Know your Targets: Don’t just save the targets for the end. As you start to understand the business needs and source systems you can start to visualize your targets forming. It is import to understand how the business wants to see the data displayed, how much data to retain, when you’re pulling from multiple sources to populate one table making sure the data types accommodate accordingly.
- Type of facts to build: transactional, summary, snapshots, etc.
- Daily processing of fact table: incremental, truncate/load, how many days to reprocess, how will you handle deletes. Etc.
- Initial load of the facts: Will I be using the same source tables as the daily increments? How far do we want to go back in history? Do I want to have separate programs to load history vs daily increments?
- Type of dimension table you need to build: This will most likely be questions you will want to ask the business and the processing will be different based on the type of dimension you will be * Daily processing of dim tables: incremental, handle deletes, inferred members, default records, initial load, business rules and enterprise dimensions.

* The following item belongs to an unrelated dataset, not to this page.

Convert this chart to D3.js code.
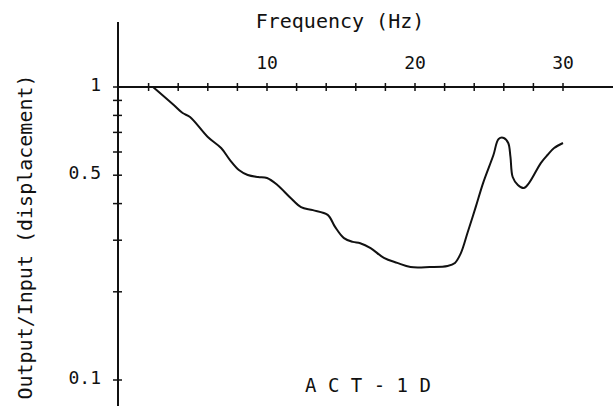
<!DOCTYPE html>
<html>
<head>
<meta charset="utf-8">
<script src="https://cdn.jsdelivr.net/npm/d3@7"></script>
<style>
  body { margin: 0; background: #fff; }
  svg { display: block; }
  text { font-family: "DejaVu Sans Mono", monospace; fill: #111; }
</style>
</head>
<body>
<div id="chart"></div>
<script>
// Frequency (Hz)
var freq = [2.3, 3.7, 4.3, 4.8, 6.0, 6.9, 7.5, 8.1, 8.7, 9.4, 10.0, 10.7, 11.6, 12.3,
    13.1, 14.1, 14.6, 15.2, 15.8, 16.3, 17.0, 17.9, 18.8, 19.7, 21.0, 22.2, 22.7,
    23.1, 23.55, 24.1, 24.6, 25.3, 25.65, 26.0, 26.3, 26.45, 26.6, 26.95, 27.35,
    27.7, 28.5, 28.95, 29.4, 30.0];

// Output/Input ratio (displacement)
var ratio = [1.0, 0.868, 0.815, 0.79, 0.675, 0.619, 0.563, 0.521, 0.501, 0.493, 0.489,
    0.463, 0.418, 0.389, 0.38, 0.366, 0.333, 0.305, 0.296, 0.293, 0.282, 0.261, 0.251,
    0.243, 0.243, 0.245, 0.251, 0.271, 0.318, 0.389, 0.47, 0.586, 0.665, 0.67, 0.644,
    0.577, 0.493, 0.463, 0.452, 0.47, 0.55, 0.586, 0.619, 0.644];

// tick marks and labels
var x_ticks = [2, 4, 6, 8, 10, 12, 14, 16, 18, 20, 22, 24, 26, 28, 30];
var x_labels = [10, 20, 30];
var y_ticks = [1, 0.9, 0.8, 0.7, 0.6, 0.5, 0.4, 0.3, 0.2, 0.1];
var y_labels = [1, 0.5, 0.1];

var width = 613,
    height = 406;

//Scales - x linear in Hz, y log
var x = d3.scaleLinear().domain([0, 30]).range([119, 563]);
var y = d3.scaleLog().domain([0.1, 1]).range([380, 87]);

var svg = d3.select("#chart").append("svg")
    .attr("width", width)
    .attr("height", height);

//Axis lines
var axis_x = x(0) - 1;
svg.append("line")
    .attr("x1", axis_x).attr("x2", axis_x)
    .attr("y1", 22).attr("y2", height)
    .attr("stroke", "#111").attr("stroke-width", 2);

svg.append("line")
    .attr("x1", axis_x).attr("x2", width)
    .attr("y1", y(1)).attr("y2", y(1))
    .attr("stroke", "#111").attr("stroke-width", 2);

//X ticks cross the line at value 1
svg.selectAll(".xtick")
    .data(x_ticks)
    .enter().append("line")
    .attr("class", "xtick")
    .attr("x1", function(d) { return x(d); })
    .attr("x2", function(d) { return x(d); })
    .attr("y1", y(1) - 4)
    .attr("y2", y(1) + 4)
    .attr("stroke", "#111").attr("stroke-width", 1.5);

svg.selectAll(".xlabel")
    .data(x_labels)
    .enter().append("text")
    .attr("class", "xlabel")
    .attr("x", function(d) { return x(d); })
    .attr("y", 69)
    .attr("text-anchor", "middle")
    .style("font-size", "18px")
    .text(function(d) { return d; });

//Y ticks
svg.selectAll(".ytick")
    .data(y_ticks)
    .enter().append("line")
    .attr("class", "ytick")
    .attr("x1", axis_x - 5)
    .attr("x2", axis_x + 4)
    .attr("y1", function(d) { return y(d); })
    .attr("y2", function(d) { return y(d); })
    .attr("stroke", "#111").attr("stroke-width", 1.5);

svg.selectAll(".ylabel")
    .data(y_labels)
    .enter().append("text")
    .attr("class", "ylabel")
    .attr("x", 101)
    .attr("y", function(d) { return y(d); })
    .attr("dy", "0.2em")
    .attr("text-anchor", "end")
    .style("font-size", "18px")
    .text(function(d) { return d; });

//The response curve
var line = d3.line()
    .x(function(d, i) { return x(freq[i]); })
    .y(function(d) { return y(d); })
    .curve(d3.curveCatmullRom.alpha(0.5));

svg.append("path")
    .datum(ratio)
    .attr("d", line)
    .attr("fill", "none")
    .attr("stroke", "#111")
    .attr("stroke-width", 2);

//Titles
svg.append("text")
    .attr("x", 340)
    .attr("y", 28)
    .attr("text-anchor", "middle")
    .style("font-size", "20px")
    .text("Frequency (Hz)");

svg.append("text")
    .attr("transform", "translate(32,237) rotate(-90)")
    .attr("text-anchor", "middle")
    .style("font-size", "20px")
    .text("Output/Input (displacement)");

svg.append("text")
    .attr("x", 368)
    .attr("y", 392)
    .attr("text-anchor", "middle")
    .style("font-size", "19px")
    .text("A C T - 1 D");
</script>
</body>
</html>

Know Your Batch Processing: How the data warehouse will come together and work as a whole with all the different needs from each of the sources and business partners.
- Retention period in the EDW – how long do you want to keep your data for? Maybe you want the warehouse to be 36 months and the mart to be 24 months? Do we need to build a purge process?
- What is the best time to process the data?
- What is the service level agreement (SLA) of the data warehouse? Is there someone I should alert if there are batch issues? Is there someone to alert if there are data issues?
- Setting up data alerts to insure the data integrity stays intact.
I can’t stress enough that this list only contains nuggets that I have found throughout the years that are commonly missed. It is not all-inclusive, but should help set a solid data warehouse foundation.